К тем благам, которые Англия извлекла из Революции, эти люди совершенно нечувствительны. Изгнание тирана, торжественное признание народных прав, свобода, безопасность, веротерпимость — все это для них пустой звук. Была одна секта, которую в силу прискорбных временных причин сочли необходимым держать в строгом подчинении. Была одна часть империи, находившаяся в столь несчастном положении, что в то время ее страдания были необходимы для нашего счастья, а ее рабство — для нашей свободы. Это те стороны Революции, которые политики, о которых мы говорим, любят созерцать и которые кажутся им не то чтобы оправдывающими, но в некоторой степени смягчающими то благо, которое она принесла. Заговорите с ними о Неаполе, Испании или Южной Америке — и они выступят ревнителями доктрины Божественного права, которая вернулась к нам, словно вор из ссылки, под псевдонимом «Легитимность». Но упомяните о страданиях Ирландии — и тогда Вильгельм становится героем. Тогда Сомерс и Шрусбери — великие люди.

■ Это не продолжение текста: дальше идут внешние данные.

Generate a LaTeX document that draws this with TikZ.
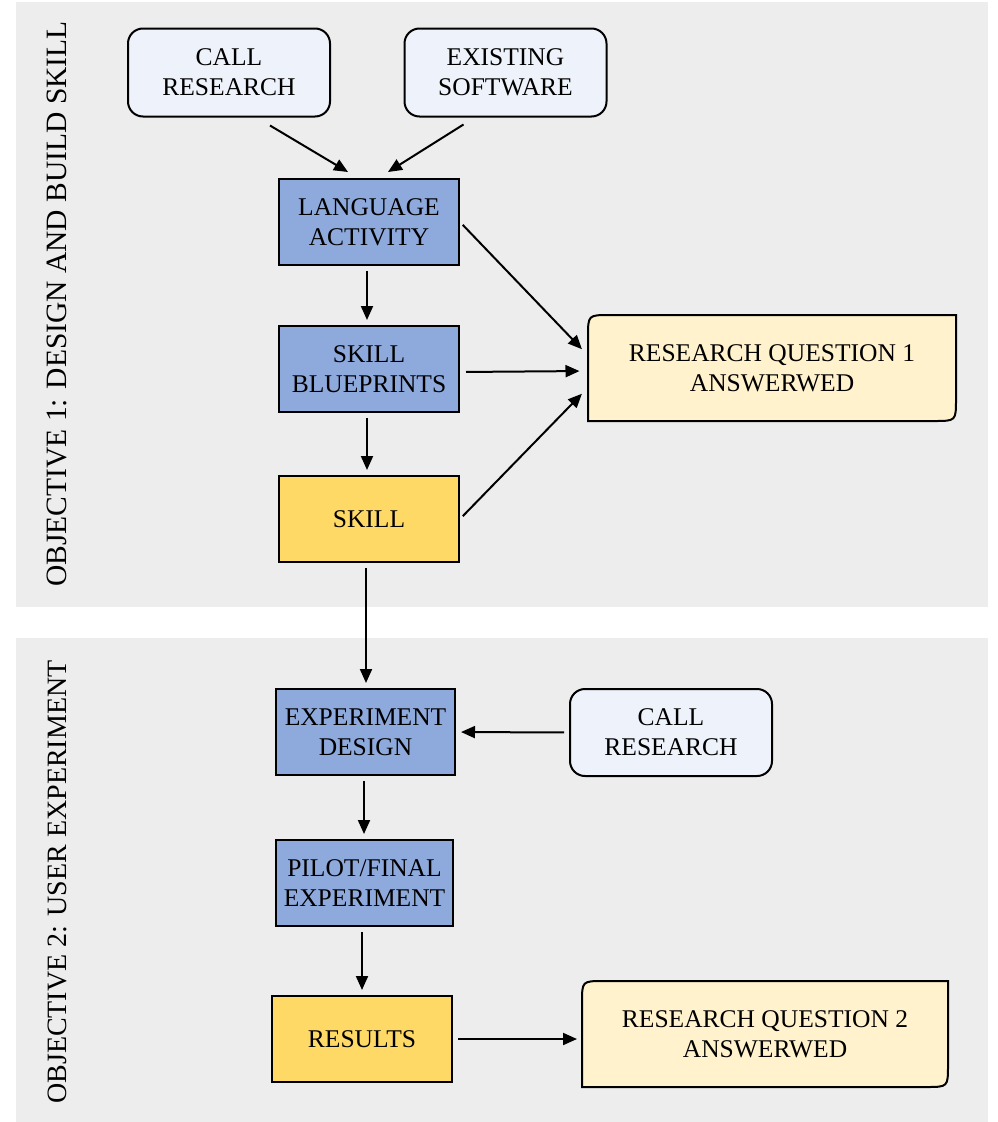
\documentclass[tikz,border=0pt]{standalone}
\usepackage{fontspec}
\setmainfont{Liberation Serif}
\usetikzlibrary{arrows.meta,calc}
\definecolor{panelgray}{HTML}{EDEDED}
\definecolor{stepblue}{HTML}{8EA9DB}
\definecolor{stepyellow}{HTML}{FFD966}
\definecolor{inputblue}{HTML}{EEF2FA}
\definecolor{rqfill}{HTML}{FFF2CC}
\begin{document}
\begin{tikzpicture}[x=1pt,y=-1pt,
  boxtext/.style={align=center, inner sep=0pt, font=\fontsize{25.5}{30}\selectfont, line width=2pt},
  stepbox/.style={boxtext, draw=black, fill=stepblue, minimum width=180pt, minimum height=86pt},
  resultbox/.style={boxtext, draw=black, fill=stepyellow, minimum width=180pt, minimum height=86pt},
  inputbox/.style={boxtext, draw=black, fill=inputblue, rounded corners=15pt, minimum width=202pt, minimum height=88pt},
  rqbox/.style={boxtext, minimum width=367pt, minimum height=106pt},
  rqshape/.style={draw=black, fill=rqfill, line width=2pt},
  panel/.style={fill=panelgray, draw=none},
  sidelabel/.style={rotate=90, inner sep=0pt},
  arr/.style={-{Triangle[length=14pt,width=12pt]}, line width=2pt, shorten <=5pt, shorten >=5pt}
]
\useasboundingbox (0,0) rectangle (998,1122);
\fill[white] (0,0) rectangle (998,1122);
% panels
\path[panel] (16,2) rectangle (988,607);
\path[panel] (16,638) rectangle (988,1122);
\node[sidelabel, font=\fontsize{29.5}{30}\selectfont] (obj1) at (57,304) {OBJECTIVE 1: DESIGN AND BUILD SKILL};
\node[sidelabel, font=\fontsize{28}{30}\selectfont] (obj2) at (57,882) {OBJECTIVE 2: USER EXPERIMENT};

% nodes objective 1
\node[inputbox] (call1) at (229,72.5) {CALL\\RESEARCH};
\node[inputbox] (exist) at (505.5,72.5) {EXISTING\\SOFTWARE};
\node[stepbox] (la) at (369,222) {LANGUAGE\\ACTIVITY};
\node[stepbox] (sb) at (369,369) {SKILL\\BLUEPRINTS};
\node[resultbox] (skill) at (369,519) {SKILL};
\path[rqshape] (588,315+22) .. controls (588,315) .. (588+22,315) -- (956,315) -- (956,421-22) .. controls (956,421) .. (956-22,421) -- (588,421) -- cycle;
\node[rqbox] (rq1) at (772,368) {RESEARCH QUESTION 1\\ANSWERWED};

% nodes objective 2
\node[stepbox, minimum width=179pt] (ed) at (365.5,732) {EXPERIMENT\\DESIGN};
\node[inputbox, minimum height=87pt] (call2) at (671,732.5) {CALL\\RESEARCH};
\node[stepbox, minimum width=177pt] (pf) at (364.5,883) {PILOT/FINAL\\EXPERIMENT};
\node[resultbox] (res) at (362,1039) {RESULTS};
\path[rqshape] (582,981+22) .. controls (582,981) .. (582+22,981) -- (948,981) -- (948,1087-22) .. controls (948,1087) .. (948-22,1087) -- (582,1087) -- cycle;
\node[rqbox, minimum width=366pt] (rq2) at (765,1034) {RESEARCH QUESTION 2\\ANSWERWED};

% connectors
\draw[arr, shorten <=0pt, shorten >=0pt] ($(call1.south)+(41,8)$) -- ($(la.north)+(-21,-6)$);
\draw[arr, shorten <=0pt, shorten >=0pt] ($(exist.south)+(-42,7)$) -- ($(la.north)+(19,-6)$);
\draw[arr] ($(la.south)+(-2,0)$) -- ($(sb.north)+(-2,0)$);
\draw[arr] ($(sb.south)+(-2,0)$) -- ($(skill.north)+(-2,0)$);
\draw[arr, shorten <=4pt, shorten >=8pt] (la.east) -- ($(rq1.west)+(0,-13)$);
\draw[arr, shorten <=6pt, shorten >=8pt] ($(sb.east)+(0,3)$) -- ($(rq1.west)+(0,3)$);
\draw[arr, shorten <=4pt, shorten >=8pt] (skill.east) -- ($(rq1.west)+(0,20)$);
\draw[arr] ($(skill.south)+(-3,0)$) -- ($(ed.north)+(0.5,0)$);
\draw[arr] (call2.west) -- (ed.east);
\draw[arr] ($(ed.south)+(-1.5,0)$) -- ($(pf.north)+(-0.5,0)$);
\draw[arr] ($(pf.south)+(-2.5,0)$) -- ($(res.north)+(0,0)$);
\draw[arr, shorten >=4pt] (res.east) -- ($(rq2.west)+(0,5)$);
\end{tikzpicture}
\end{document}
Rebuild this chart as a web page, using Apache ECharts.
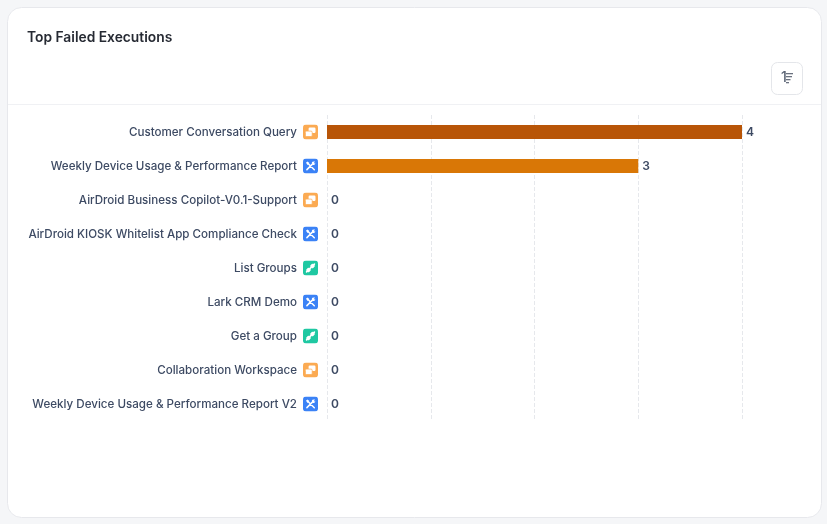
<!DOCTYPE html>
<html>
<head>
<meta charset="utf-8">
<title>Top Failed Executions</title>
<script src="https://cdn.jsdelivr.net/npm/echarts@6/dist/echarts.min.js"></script>
<style>
  html, body { margin: 0; padding: 0; background: #f5f6f8; }
  #chart { width: 827px; height: 524px; }
</style>
</head>
<body>
<div id="chart"></div>
<script>
const categories = [
  'Customer Conversation Query',
  'Weekly Device Usage & Performance Report',
  'AirDroid Business Copilot-V0.1-Support',
  'AirDroid KIOSK Whitelist App Compliance Check',
  'List Groups',
  'Lark CRM Demo',
  'Get a Group',
  'Collaboration Workspace',
  'Weekly Device Usage & Performance Report V2'
];
const failedCounts = [4, 3, 0, 0, 0, 0, 0, 0, 0];
const appTypes = ['chat', 'tool', 'chat', 'tool', 'link', 'tool', 'link', 'chat', 'tool'];
const barColors = ['#b85507', '#d97706', '#d97706', '#d97706', '#d97706', '#d97706', '#d97706', '#d97706', '#d97706'];
const valueTicks = [0, 4];

const FONT = 'Inter, "Noto Sans", sans-serif';

// App-type badges, drawn beside each category name
function badge(bg, glyph) {
  const svg = '<svg xmlns="http://www.w3.org/2000/svg" width="60" height="60" viewBox="0 0 15 15">' +
    '<rect width="15" height="15" rx="3.2" fill="' + bg + '"/>' + glyph + '</svg>';
  return 'data:image/svg+xml;charset=utf-8,' + encodeURIComponent(svg);
}
const badges = {
  chat: badge('#fbaa52',
    '<rect x="5.6" y="3" width="6.9" height="5.4" rx="1.2" fill="#fff"/>' +
    '<rect x="2.4" y="6.6" width="6.8" height="5.4" rx="1.2" fill="#fff" stroke="#fbaa52" stroke-width=".7"/>'),
  tool: badge('#3b82f6',
    '<path d="M5 5 L11.3 11.3 M10.4 4.6 L3.9 11.1" stroke="#fff" stroke-width="1.5" stroke-linecap="round"/>' +
    '<path d="M3 4.3 L4.3 3 L6.4 4.6 L4.6 6.4Z" fill="#fff"/>' +
    '<path d="M8.8 3.6 C10 2.6 11.6 2.9 12 3.2 L10.5 4.7 L11 5.2 L12.3 4.2 C12.4 5.6 11.2 7 9.9 6.4Z" fill="#fff"/>'),
  link: badge('#1fc8a2',
    '<path d="M3.6 11.4 L11.4 3.6" stroke="#fff" stroke-width="1.6" stroke-linecap="round"/>' +
    '<rect x="3.6" y="7.6" width="3.8" height="3.8" rx="1" fill="#fff" transform="rotate(45 5.5 9.5)"/>' +
    '<rect x="7.6" y="3.6" width="3.8" height="3.8" rx="1" fill="#fff" transform="rotate(45 9.5 5.5)"/>')
};

const richStyles = {
  name: { color: '#3d4a63', fontFamily: FONT, fontSize: 11.6, fontWeight: 500, padding: [2, 6, 0, 0] }
};
Object.keys(badges).forEach(function (k) {
  richStyles[k] = { width: 15, height: 15, backgroundColor: { image: badges[k] } };
});

const chart = echarts.init(document.getElementById('chart'), null, { renderer: 'canvas' });

chart.setOption({
  animation: false,
  backgroundColor: 'transparent',
  title: {
    text: 'Top Failed Executions',
    left: 27,
    top: 30,
    padding: 0,
    textStyle: { color: '#262a33', fontFamily: FONT, fontSize: 13.8, fontWeight: 600, lineHeight: 16 }
  },
  grid: { left: 327, right: 85, top: 115, bottom: 103, containLabel: false },
  xAxis: {
    type: 'value',
    min: valueTicks[0],
    max: valueTicks[1],
    interval: 1,
    axisLabel: { show: false },
    axisLine: { show: false },
    axisTick: { show: false },
    splitLine: { show: true, lineStyle: { color: '#e6e8ec', type: 'dashed', width: 1 } }
  },
  yAxis: {
    type: 'category',
    inverse: true,
    data: categories,
    axisLine: { show: false },
    axisTick: { show: false },
    axisLabel: {
      margin: 9,
      rich: richStyles,
      formatter: function (value, i) {
        return '{name|' + value + '}{' + appTypes[i] + '|}';
      }
    }
  },
  series: [{
    type: 'bar',
    barWidth: 14,
    data: failedCounts.map(function (v, i) {
      return { value: v, itemStyle: { color: barColors[i] } };
    }),
    label: {
      show: true,
      position: 'right',
      distance: 4,
      offset: [0, 0.5],
      color: '#3d4a63',
      fontFamily: FONT,
      fontSize: 12,
      fontWeight: 600
    }
  }],
  graphic: [
    // Card surface behind the chart
    { type: 'rect', z: -10, silent: true,
      shape: { x: 7.5, y: 7.5, width: 814, height: 510, r: 14 },
      style: { fill: '#ffffff', stroke: '#e7e8ec', lineWidth: 1 } },
    // Header divider
    { type: 'rect', z: -9, silent: true,
      shape: { x: 8, y: 104, width: 813, height: 1 },
      style: { fill: '#f0f1f4' } },
    // Sort button
    { type: 'rect', z: -8, silent: true,
      shape: { x: 771.5, y: 62.5, width: 31, height: 32, r: 6 },
      style: { fill: '#ffffff', stroke: '#e4e6ea', lineWidth: 1 } },
    { type: 'text', z: -7, silent: true, x: 781, y: 71,
      style: { text: '1', fill: '#5b6475', fontFamily: FONT, fontSize: 14, fontWeight: 500 } },
    { type: 'rect', z: -7, silent: true, shape: { x: 786, y: 73, width: 7, height: 1.3 }, style: { fill: '#6b7280' } },
    { type: 'rect', z: -7, silent: true, shape: { x: 786, y: 76, width: 6, height: 1.3 }, style: { fill: '#6b7280' } },
    { type: 'rect', z: -7, silent: true, shape: { x: 786, y: 79, width: 4.5, height: 1.3 }, style: { fill: '#6b7280' } },
    { type: 'rect', z: -7, silent: true, shape: { x: 786, y: 82, width: 3, height: 1.3 }, style: { fill: '#6b7280' } }
  ]
});
</script>
</body>
</html>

Тогда Революция — славная эпоха. Те самые лица, которые в нашей стране никогда не упускают случая возродить любую жалкую якобитскую клевету в отношении вигов того периода, едва пересекнув пролив Святого Георгия, начинают наполнять свои бокалы за «славную и бессмертную память». Они могут поистине хвастаться тем, что смотрят не на людей, а на меры. Лишь бы творилось зло, им все равно, кто его творит: деспотичный Карл или либеральный Вильгельм, Фердинанд Католик или Фридрих Протестант. В таких случаях их злейшие противники могут рассчитывать на их снисходительную трактовку. Смелые утверждения этих людей в последнее время внушили значительной части публики мнение, будто Яков II был изгнан просто потому, что был католиком, и что Революция была по существу протестантской революцией.

Но это, безусловно, было не так; и никто, кто приобрел больше знаний об истории тех времен, чем можно почерпнуть из «Сокращенной истории» Голдсмита, не может поверить, что если бы Яков придерживался своих религиозных взглядов, не желая обращать других в свою веру, или если бы, даже желая обращать, он ограничился бы лишь использованием своего конституционного влияния для этой цели, принца Оранского когда-либо пригласили бы в страну. Наши предки, полагаем, знали, что делали; и если мы можем им верить, их враждебность была направлена прежде всего не против папизма, а против тирании. Они изгнали тирана не потому, что он был католиком, но они исключили католиков из числа претендентов на корону, потому что считали, что те, скорее всего, будут тиранами. Основание, на котором они в своей знаменитой резолюции объявили трон вакантным, заключалось в том, что «Яков нарушил фундаментальные законы королевства». Следовательно, каждый, кто одобряет Революцию 1688 года, должен признать, что нарушение фундаментальных законов со стороны государя оправдывает сопротивление. Вопрос, таким образом, состоит в следующем: нарушил ли Карл I фундаментальные законы Англии?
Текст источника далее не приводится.